When iTunes first appeared (January 9th, 2001, fact fans), it pioneered the brushed metal effect that has delighted and annoyed Mac users ever since. In interface design terms, it was a trend setter. Brushed metal slowly infected other apps, even the OS itself.

Now Mail has taken the trend setter crown, because iTunes 5, released today, sports a blue-tinted side bar that looks very familiar. Just like the mailboxes sidebar in Mail, in fact. You can bet that more of these flatter, simpler sidebars are just round the corner; I wouldn’t be surprised at all if the Finder’s own Sidebar and iPhoto’s Sources sidebar adopt this look in the near future.

And it looks like iTunes is the biggest deal as far as Apple is concerned. Look at a screenshot from the apple.com/itunes page today: iTunes promotion is huge. The iPod nano gets a decent size spot. But you really have to look around before you see the tiny little graphic telling you about the ROKR phone.

Screenshot of iTunes web page

Among other things, iTunes 5 can sync contacts with Outlook, or contacts and calendars with Outlook Express. Apple is going out of its way to make users of iTunes for Windows happy.

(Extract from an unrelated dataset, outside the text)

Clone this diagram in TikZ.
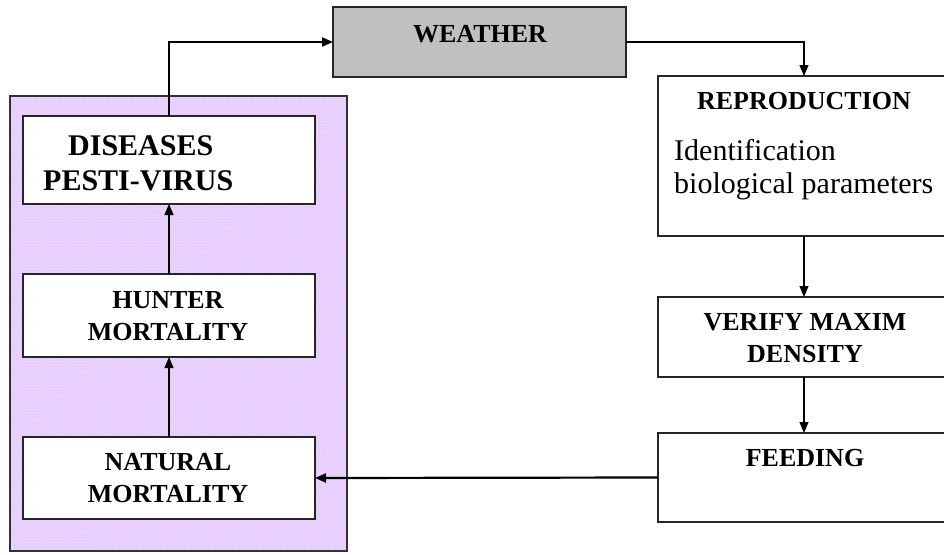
\documentclass[tikz,border=0pt]{standalone}
\usepackage{fontspec}
\setmainfont{Liberation Serif}
\usetikzlibrary{arrows.meta,patterns}
\definecolor{panelc}{RGB}{230,204,255}
\definecolor{weac}{RGB}{192,192,192}
\tikzset{
  box/.style={draw=black!85, line width=1.4pt, fill=white, inner sep=0pt, outer sep=0pt},
  captext/.style={font=\fontsize{26}{32}\selectfont\bfseries, align=center, inner sep=0pt, anchor=base},
  arrthin/.style={draw=black, line width=1.1pt, -{Triangle[length=11pt,width=9pt]}},
  arrthick/.style={draw=black, line width=2.2pt, -{Triangle[length=11pt,width=9pt]}},
}
\begin{document}
\begin{tikzpicture}[x=1pt,y=-1pt]
\useasboundingbox (0,0) rectangle (944,554);
% purple panel
\fill[panelc] (10,96) rectangle (347,551);
\fill[pattern=dots, pattern color=white] (10,96) rectangle (347,551);
\draw[black!80, line width=1.4pt] (10,96) rectangle (347,551);
% boxes
\node[box, minimum width=292pt, minimum height=88pt] (dis) at (169,160) {};
\node[box, minimum width=292pt, minimum height=83pt] (hun) at (169,315.5) {};
\node[box, minimum width=292pt, minimum height=82pt] (nat) at (169,478) {};
\node[box, fill=weac, minimum width=293pt, minimum height=70pt] (wea) at (479.5,42) {};
\node[box, minimum width=292pt, minimum height=160pt] (rep) at (804,156) {};
\node[box, minimum width=292pt, minimum height=80pt] (ver) at (804,337) {};
\node[box, minimum width=292pt, minimum height=89pt] (fee) at (804,477.5) {};
% texts (anchor = baseline of last line)
\node[font=\fontsize{30}{35}\selectfont\bfseries, anchor=base west, inner sep=0pt] (t1) at (68,155) {DISEASES};
\node[font=\fontsize{30}{35}\selectfont\bfseries, anchor=base west, inner sep=0pt] (t2) at (43,190) {PESTI-VIRUS};
\node[captext] (t3) at (168,340) {HUNTER\\MORTALITY};
\node[captext] (t4) at (168,502) {NATURAL\\MORTALITY};
\node[captext] (t5) at (480,42) {WEATHER};
\node[captext] (t6) at (804,109) {REPRODUCTION};
\node[font=\fontsize{30}{33}\selectfont, align=left, anchor=base west, inner sep=0pt] (t7) at (674,193) {Identification\\biological parameters};
\node[captext] (t8) at (805,362) {VERIFY MAXIM\\DENSITY};
\node[captext] (t9) at (805,466) {FEEDING};
% connectors
\draw[arrthick] (dis.north) |- (wea.west);
\draw[arrthin] (wea.east) -| (rep.north);
\draw[arrthin] (rep.south) -- (ver.north);
\draw[arrthin] (ver.south) -- (fee.north);
\draw[arrthick] (fee.west) -- (nat.east);
\draw[arrthin] (nat.north) -- (hun.south);
\draw[arrthin] (hun.north) -- (dis.south);
\end{tikzpicture}
\end{document}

Apple wants to push iTunes down our throats because that’s where it makes the money. As a gateway to the Music Store, and as a hugely successful cross-platform application, iTunes brings in cash like no other piece of iSoftware. Nothing like the money Apple makes from hardware, but still a very nice additional income stream. And the long-term potential for selling music - and one day, we all suspect, TV shows and movies too - makes it more valuable still.

But what does Apple get from ROKR phones? Motorola manufactures them; Cingular (and in the UK, O2) sells them. Everyone has to take a cut along the way. I reckon the ROKR is a much bigger deal to Motorola than it is to Apple.

What I like most about today’s announcements are the possible future directions they offer.

I like the lessening of the brushed metal and the flattening of the interface widgets in iTunes. Perhaps we might see this simpler approach elsewhere in OS X.

I like (in fact, I doubt there are many who don’t like) the incredible slinkyness of the iPod nano. In a few years, even the “big” iPods will look like this, and include an order of magnitude’s more storage space.

And in some ways, I even like the ROKR. It is, as the cellphone retailers will be delighted to remind you, the “first phone with iTunes,” but I don’t think it will be the last. I have no doubt that eventually, iPods and cellphones will merge into one tiny device (perhaps one that looks a bit like the nano); we just have to go through some early iterations, and this is the first of them.